_Exercise task_.
Reproduce the listing below in full and without alteration, apart from its pictures.

<<<<

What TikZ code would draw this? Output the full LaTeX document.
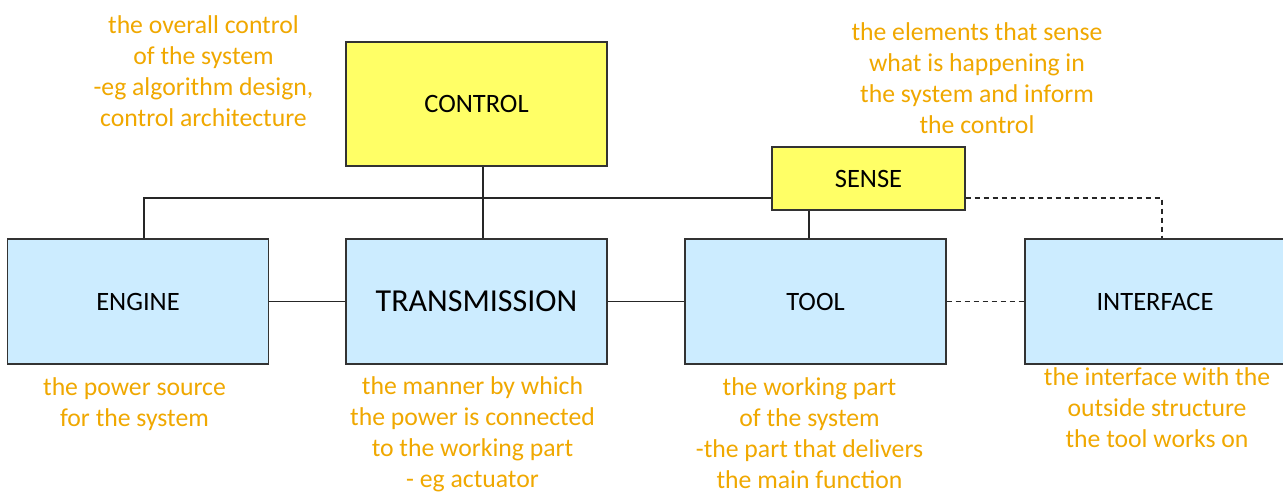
\documentclass[tikz,border=0pt]{standalone}
\usepackage{fontspec}
\setmainfont{Carlito}
\definecolor{ctlyellow}{RGB}{255,255,102}
\definecolor{partblue}{RGB}{204,236,255}
\definecolor{noteorange}{RGB}{240,168,0}
\begin{document}
\begin{tikzpicture}[x=1pt,y=-1pt,
  box/.style={draw=black!80, line width=1.3pt, inner sep=0pt, font=\fontsize{26.5}{31}\selectfont},
  yel/.style={box, fill=ctlyellow},
  blu/.style={box, fill=partblue, minimum width=261pt, minimum height=125pt},
  note/.style={text=noteorange, align=center, font=\fontsize{25.7}{31}\selectfont, inner sep=0pt},
  link/.style={line width=1.3pt, draw=black!85},
  dlink/.style={link, dash pattern=on 5pt off 4pt}]
\useasboundingbox (0,0) rectangle (1283,492);
\clip (0,0) rectangle (1283,492);
\fill[white] (0,0) rectangle (1283,492);

\node[yel, minimum width=261pt, minimum height=124pt] (control) at (476.5,104) {CONTROL};
\node[yel, minimum width=193pt, minimum height=63pt] (sense) at (868.5,178.5) {SENSE};
\node[blu] (engine) at (138,301.5) {ENGINE};
\node[blu, font=\fontsize{32}{38}\selectfont] (trans) at (476.5,301.5) {TRANSMISSION};
\node[blu] (tool) at (815.5,301.5) {TOOL};
\node[blu, minimum width=260pt] (iface) at (1155,301.5) {INTERFACE};

\draw[link] ([xshift=6.5pt]control.south) -- ([xshift=6.5pt]trans.north);
\coordinate (busL) at ([xshift=6pt]engine.north);
\draw[link] (busL) |- ([yshift=-19.5pt]sense.west);
\draw[link] ([xshift=-59.5pt]sense.south) -- ([xshift=-59.5pt]sense.south |- tool.north);
\draw[dlink] ([yshift=-19.5pt]sense.east) -| ([xshift=7pt]iface.north);
\draw[link] (engine.east) -- (trans.west);
\draw[link] (trans.east) -- (tool.west);
\draw[dlink] (tool.east) -- (iface.west);

\node[note] (ncontrol) at (203.5,71) {the overall control\\of the system\\-eg algorithm design,\\control architecture};
\node[note] (nsense) at (977,78) {the elements that sense\\what is happening in\\the system and inform\\the control};
\node[note] (nengine) at (134.5,404) {the power source\\for the system};
\node[note] (ntrans) at (472.5,434.5) {the manner by which\\the power is connected\\to the working part\\- eg actuator};
\node[note] (ntool) at (809.5,433.5) {the working part\\of the system\\-the part that delivers\\the main function};
\node[note] (niface) at (1157,407.5) {the interface with the\\outside structure\\the tool works on};
\end{tikzpicture}
\end{document}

>>>>

_Solution to the exercise_.
What TikZ code would draw this? Output the full LaTeX document.
\documentclass[tikz,border=0pt]{standalone}
\usepackage{fontspec}
\setmainfont{Carlito}
\definecolor{ctlyellow}{RGB}{255,255,102}
\definecolor{partblue}{RGB}{204,236,255}
\definecolor{noteorange}{RGB}{240,168,0}
\begin{document}
\begin{tikzpicture}[x=1pt,y=-1pt,
  box/.style={draw=black!80, line width=1.3pt, inner sep=0pt, font=\fontsize{26.5}{31}\selectfont},
  yel/.style={box, fill=ctlyellow},
  blu/.style={box, fill=partblue, minimum width=261pt, minimum height=125pt},
  note/.style={text=noteorange, align=center, font=\fontsize{25.7}{31}\selectfont, inner sep=0pt},
  link/.style={line width=1.3pt, draw=black!85},
  dlink/.style={link, dash pattern=on 5pt off 4pt}]
\useasboundingbox (0,0) rectangle (1283,492);
\clip (0,0) rectangle (1283,492);
\fill[white] (0,0) rectangle (1283,492);

\node[yel, minimum width=261pt, minimum height=124pt] (control) at (476.5,104) {CONTROL};
\node[yel, minimum width=193pt, minimum height=63pt] (sense) at (868.5,178.5) {SENSE};
\node[blu] (engine) at (138,301.5) {ENGINE};
\node[blu, font=\fontsize{32}{38}\selectfont] (trans) at (476.5,301.5) {TRANSMISSION};
\node[blu] (tool) at (815.5,301.5) {TOOL};
\node[blu, minimum width=260pt] (iface) at (1155,301.5) {INTERFACE};

\draw[link] ([xshift=6.5pt]control.south) -- ([xshift=6.5pt]trans.north);
\coordinate (busL) at ([xshift=6pt]engine.north);
\draw[link] (busL) |- ([yshift=-19.5pt]sense.west);
\draw[link] ([xshift=-59.5pt]sense.south) -- ([xshift=-59.5pt]sense.south |- tool.north);
\draw[dlink] ([yshift=-19.5pt]sense.east) -| ([xshift=7pt]iface.north);
\draw[link] (engine.east) -- (trans.west);
\draw[link] (trans.east) -- (tool.west);
\draw[dlink] (tool.east) -- (iface.west);

\node[note] (ncontrol) at (203.5,71) {the overall control\\of the system\\-eg algorithm design,\\control architecture};
\node[note] (nsense) at (977,78) {the elements that sense\\what is happening in\\the system and inform\\the control};
\node[note] (nengine) at (134.5,404) {the power source\\for the system};
\node[note] (ntrans) at (472.5,434.5) {the manner by which\\the power is connected\\to the working part\\- eg actuator};
\node[note] (ntool) at (809.5,433.5) {the working part\\of the system\\-the part that delivers\\the main function};
\node[note] (niface) at (1157,407.5) {the interface with the\\outside structure\\the tool works on};
\end{tikzpicture}
\end{document}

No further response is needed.